Transition of Power
Another topic that has been linked to the NBA finals with "the King" facing off against the Warriors. Just before I started this post I heard a few more radio hosts talk about the Warriors, and more specifically Kevin Durant, being the heir to the thrown. Say what you will about LJ forming the white hot Heat but I'll never put it on the same level as a top five player going from nearly beating the Warriors one year, to joining them the next. It's as spineless as it is cheap, even though he had every right to make that call with the current constitution of the NBA.
But that's not what I'm actually here to discuss. The phrase smooth transition of power is most commonly associated when going from one leader to another. That's the most important usage of it that I can think of. In politics, as in sports, it's rarely a smooth process, as admirable of a goal as it may be. But on the lower levels it does tend to go more smoothly.

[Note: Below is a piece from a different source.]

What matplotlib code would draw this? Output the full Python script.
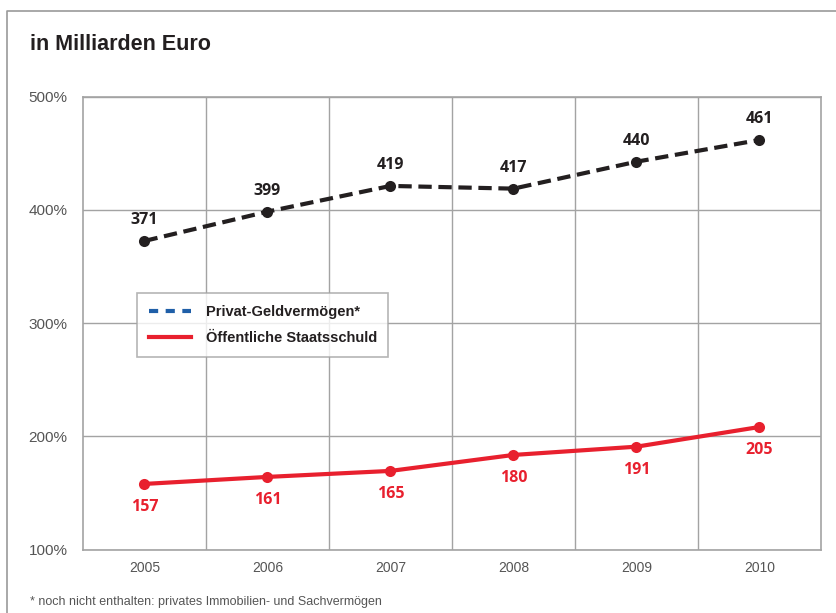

Whether it be from Senator to Senator, Governor to Governor or Mayor to Mayor it rarely is as tumultuous as going from President to President can be. Likewise on the amateur levels of sporting, the transition of dominance from one school to another usually happens gradually and smoothly. For some it's like a tide that rises and lowers. Even Alabama has had it's ups and downs in Football and they're the gold standard for success. North Carolina, Texas, UCLA, Michigan, Notre Dame. All colleges that have experienced the highest of highs but also average to well below average stretches of time. NDSU Football has been on a great run for most of the last decade and with the team they have coming back, the number will likely grow by one in the not too distant future.
But that's still not what I'm here to discuss. I've been a Fargo resident and a North Dakotan from the start. I love this part of the world, a significant reason why I'm going this whole sports blog thing. Even with the loyalty that I have for it, I'm not blind to the fact that it's still very much a small town. According to an estimate I found, Fargo ranks inside the top 230 in America. Not too shabby and when the surroundings are taken into account it the F/M/WF may crack the top 100. Even better, but it's still on the small side and that's with a lot of growth recently.
During my formative years there was Moorhead High, Fargo North, Fargo South and West Fargo, plus Oak Grove, Shanley and Park Christian in the immediate area. Now West Fargo Sheyenne and Fargo Davies have joined the mix. Shanley & Oak Grove both got major upgrades not too long ago as well. So in the last decade or so the tri-town's gone from a 3 school community, not counting the private schools, to having eight legitimate options for primary ed. That's a huge leap and signs seem to indicate that the end of the upward mobility of the area has not yet come.
So what does that have to do with sports?
The increase in the number of schools is in direct correlation to the number of students in the area. More students = more athletes. More athletes theoretically means better competition between all the schools, but that hasn't exactly been the case. All the schools have been fortunate enough to have quality performers in various sports but in the advent of the new schools, and all the development around them, many of the best athletes have started to show up at Davies & Sheyenne. Far from always the case, one look over the rosters at NDSU, MSUM & Concordia will show that but it's a marked change from earlier years.
Moorhead was the Hockey school...still is
Fargo South got a lot of the best of the rest.
Not any more though.
They still get some, they all still get some.
It's an important distinction but with the championships and the production of talent, the transition from little Fargo to slightly bigger Fargo with more school's has definitely happened. I just wonder if it's the best thing every student and competitor. There isn't a clear answer, but hopefully the point I intended to make is a clear one!